Jack Johnson vs. Jess Willard
1915-04-05 : Jack Johnson 225 lbs lost to Jess Willard 238½ lbs by KO at 1:26 in round 26 of 45
- Location: Oriental Park, Havana, Cuba
- Referee: Jack Welsh
- Promoter: Jack Curley
World Heavyweight Title
Johnson was guaranteed $30,000, plus one-third of picture privileges. Willard received 25% of total receipts and one-third of picture privileges.
After the fight, referee Jack Welch said: "If I had been compelled to give a decision at the end of the twenty-fifth round, it would have been Johnson's by a wide margin. Up to the twentieth round, Willard had one won only one round by a real margin and two or three others by the slightest shade. In the thirteenth and fourteenth, I was almost sure Johnson would knock Willard out, but Willard showed that his jaw and body were too tough. Johnson put up a wonderful fight to the twentieth round, but age stepped in then and defeated him."
On January 2, 1916, Johnson "confessed" to having thrown the fight. Johnson's confession was re-published in the October 1956 issue of The Ring magazine. This controversy was re-visited in the January 1969 issue.
Johnson claimed that Curley told him that he had politicians working on his Mann Act case, and Johnson would be allowed to return to the United States if he agreed to throw the fight against Willard.

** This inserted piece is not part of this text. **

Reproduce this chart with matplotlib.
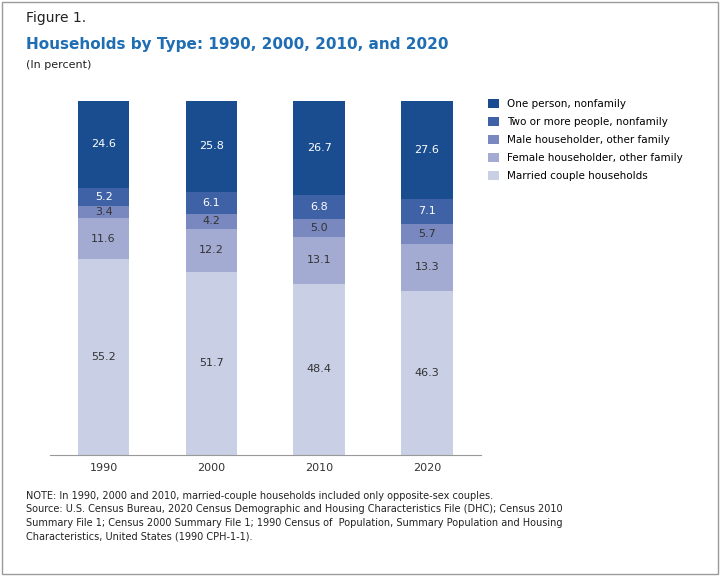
import matplotlib.pyplot as plt
from matplotlib.patches import Rectangle

years = ["1990", "2000", "2010", "2020"]
married = [55.2, 51.7, 48.4, 46.3]
female = [11.6, 12.2, 13.1, 13.3]
male = [3.4, 4.2, 5.0, 5.7]
two_more = [5.2, 6.1, 6.8, 7.1]
one_person = [24.6, 25.8, 26.7, 27.6]

series = [
    ("Married couple households", married, "#c9cfe5"),
    ("Female householder, other family", female, "#a4abd2"),
    ("Male householder, other family", male, "#7a88c0"),
    ("Two or more people, nonfamily", two_more, "#3f61a6"),
    ("One person, nonfamily", one_person, "#1a4d8f"),
]

fig = plt.figure(figsize=(7.2, 5.76), dpi=100)
fig.patches.append(Rectangle((0.003, 0.003), 0.994, 0.994, transform=fig.transFigure,
                             fill=False, edgecolor="#9a9a9a", linewidth=1))
ax = fig.add_axes([0.069, 0.21, 0.599, 0.615])

x = list(range(len(years)))
bottom = [0] * len(years)
handles = []
for name, vals, color in series:
    b = ax.bar(x, vals, width=0.48, bottom=bottom, color=color, label=name)
    handles.append(b)
    dark = color in ("#1a4d8f", "#3f61a6")
    for xi, v, b0 in zip(x, vals, bottom):
        ax.text(xi, b0 + v / 2, f"{v:.1f}", ha="center", va="center", fontsize=8,
                color="white" if dark else "#333333")
    bottom = [a + v for a, v in zip(bottom, vals)]

ax.set_xlim(-0.5, 3.5)
ax.set_ylim(0, 100)
ax.set_xticks(x)
ax.set_xticklabels(years, fontsize=8, color="#333333")
ax.tick_params(axis="x", length=0, pad=6)
ax.set_yticks([])
for s in ["top", "right", "left"]:
    ax.spines[s].set_visible(False)
ax.spines["bottom"].set_color("#999999")

fig.legend(handles[::-1], [s[0] for s in series][::-1], loc="upper left",
           bbox_to_anchor=(0.665, 0.845), frameon=False, fontsize=7.5,
           handlelength=1.0, handleheight=1.0, labelspacing=0.75, handletextpad=0.8)

fig.text(0.036, 0.968, "Figure 1.", fontsize=10, color="#222222", va="center")
fig.text(0.036, 0.922, "Households by Type: 1990, 2000, 2010, and 2020", fontsize=11,
         fontweight="bold", color="#1f6db3", va="center")
fig.text(0.036, 0.887, "(In percent)", fontsize=8, color="#222222", va="center")

notes = ("NOTE: In 1990, 2000 and 2010, married-couple households included only opposite-sex couples.\n"
         "Source: U.S. Census Bureau, 2020 Census Demographic and Housing Characteristics File (DHC); Census 2010\n"
         "Summary File 1; Census 2000 Summary File 1; 1990 Census of  Population, Summary Population and Housing\n"
         "Characteristics, United States (1990 CPH-1-1).")
fig.text(0.036, 0.148, notes, fontsize=7, color="#222222", va="top", linespacing=1.45)

fig.savefig("out.png", dpi=100)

Johnson's story was that his wife, who was sitting at ringside, was to receive a package of bills taken directly from the box office, and amounting to $50,000, which was to be his payment for throwing the fight in the 10th round. "But when that round arrived," Johnson stated, "the money had not been paid. It was nearing the 26th round when the money was turned over to Mrs. Johnson. I had specified that it should be in $500 bills so that the package should be small and the amount quickly counted. After examining it, she gave me the signal. I replied that everything was O.K. and she departed. In the 26th round, I let the fight end as it did."
Most boxing experts doubt Johnson's story. It is true that Lucille Johnson left the arena before the 26th round, but it is a great deal more likely that this was to avoid seeing Johnson defeated than to carry away a package of $500 bills. Indeed, bills of that denomination are so seldom presented at box office windows that this detail alone is enough to discredit the story.
Curley stated years later, "Nobody ever took Johnson's charges of fakery seriously. He was well past his prime, fat and dissipated, and he was worn down and knocked out by a strong, game and well-conditioned opponent." This was also how it looked to Willard, who merely said, "If Johnson throwed it, I wish he throwed it sooner. It was hotter than hell down there."
Johnson didn't return to the United States until 1920. He surrendered to federal authorities in San Diego on July 20, 1920. Johnson was sent to the Federal Penitentiary at Leavenworth, Kansas to serve out his time of a year and a day for his Mann Act conviction.